Ritenuto che i primi tre motivi di ricorso possono essere trattati congiuntamente e sono manifestamente fondati per le ragioni che seguono:

a) lo straniero, in possesso incontestato di un passaporto con timbro uniforme Schengen (come riconosciuto anche nel provvedimento impugnato), al momento dell’ingresso dell’Italia, non è entrato sottraendosi ai controlli di frontiera, ma in modo regolare, alla luce delle modalità previste dal D.M. 26 luglio 2007 attuativo della L. n. 67 del 2007;

b) il provvedimento espulsivo risulta, di conseguenza, radicalmente invalido perchè fondato su una ragione giustificativa inesistente, potendosi nella specie esclusivamente valutare, ai fini dell’espulsione, il possesso di un titolo valido di soggiorno alla luce dei parametri normativi stabiliti agli art. 1 (per gli stranieri provenienti da paesi non appartenenti all’area Schengen) o all’art. 2 (per i paesi appartenenti all’area Schengen, tenuto conto della data effettiva d’ingresso (31/7/2012) e del conseguente adempimento dell’obbligo della dichiarazione di presenza prescritta nel predetto decreto (Cass. 7192 del 2012);

c) secondo l’orientamento univoco di questa sezione, infatti, “Nel giudizio ai sensi del D.Lgs. 25 luglio 1998, n. 286, art. 13, comma 8, e art. 13 – bis, avente ad oggetto la verifica della pretesa espulsiva dello Stato, a fronte della quale può recedere il diritto soggettivo dello straniero extracomunitario a permanere nello Stato, poichè le ipotesi di violazione che possono giustificare l’espulsione sono rigorosamente descritte dalla vigente normativa, configurandosi il provvedimento espulsivo come atto a contenuto vincolato, la materia d’indagine è costituita dalla sussistenza della specifica ipotesi contestata all’espellendo ed assunta a dichiarato presupposto dell’espulsione; ne consegue che, disposta tale ultima misura per essersi lo straniero sottratto ai controlli di frontiera e verificata, in fatto, l’insussistenza, di una tale circostanza, l’espulsione non può essere confermata dal giudice. (Cass. 210 del 2005; 20668 del 2005).

– il principio sopra indicato è stato, peraltro, specificamente applicato ad una fattispecie sostanzialmente coincidente a quella formante oggetto del presente giudizio nella pronuncia n. 24810 del 2010 così massimata: In tema di opposizione al decreto di esplusione amministrativa dello straniero, qualora questo sia stato adottato per ingresso clandestino nello Stato, ai sensi del D.Lgs. n. 286 del 1998, art. 13, comma 2, e l’opponente deduca la disponibilità, all’atto dell’attraversamento della frontiera italiana, di un visto generale “Schengen” all’entrata nello Stato italiano (visto uniforme di cui alla L. n. 388 del 1993, art. 13, comma 2, di ratifica dell’Accordo di Schengen), e cioè di un visto d’ingresso rilasciato da uno dei paesi aderenti, deve essere esclusa l’ipotesi di entrata clandestina nello Stato, rilevando l’apposizione del timbro di ingresso sul documento identificativo da parte dell’Autorità di frontiera al solo fine di computare il tempo per il tempestivo inoltro della richiesta di titolo di soggiorno.

Ritenuto, pertanto, che il rimanente motivo può essere assorbito e che, se si condividano i predetti rilievi il ricorso può essere deciso ai sensi dell’art. 384 c.p.c., comma 2 con annullamento del provvedimento espulsivo impugnato, non ricorrendo ulteriori accertamenti da svolgere”;

Ritenuto, infine, che il Collegio condivide la relazione senza rilievi.

P.Q.M.

Accoglie il ricorso.
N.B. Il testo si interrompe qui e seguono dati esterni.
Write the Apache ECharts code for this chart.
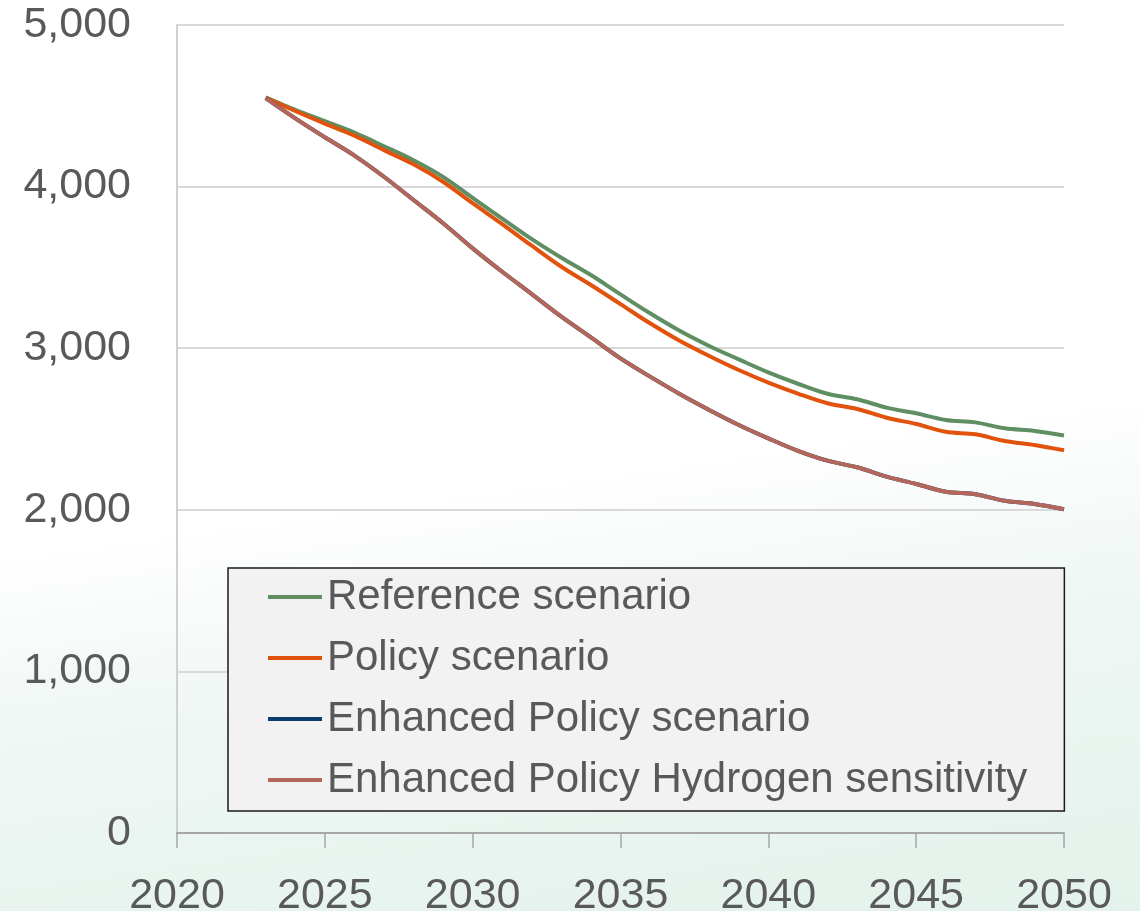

Cassa il provvedimento impugnato e decidendo nel merito, annulla l’espulsione e condanna la parte intimata al pagamento delle spese di lite per entrambi i gradi di giudizio che liquida in complessivi Euro 500 per il primo grado, oltre Euro 100 per esborsi; Euro 1300 per il presente giudizio oltre ad Euro 300 per esborsi ed oltre accessori di legge.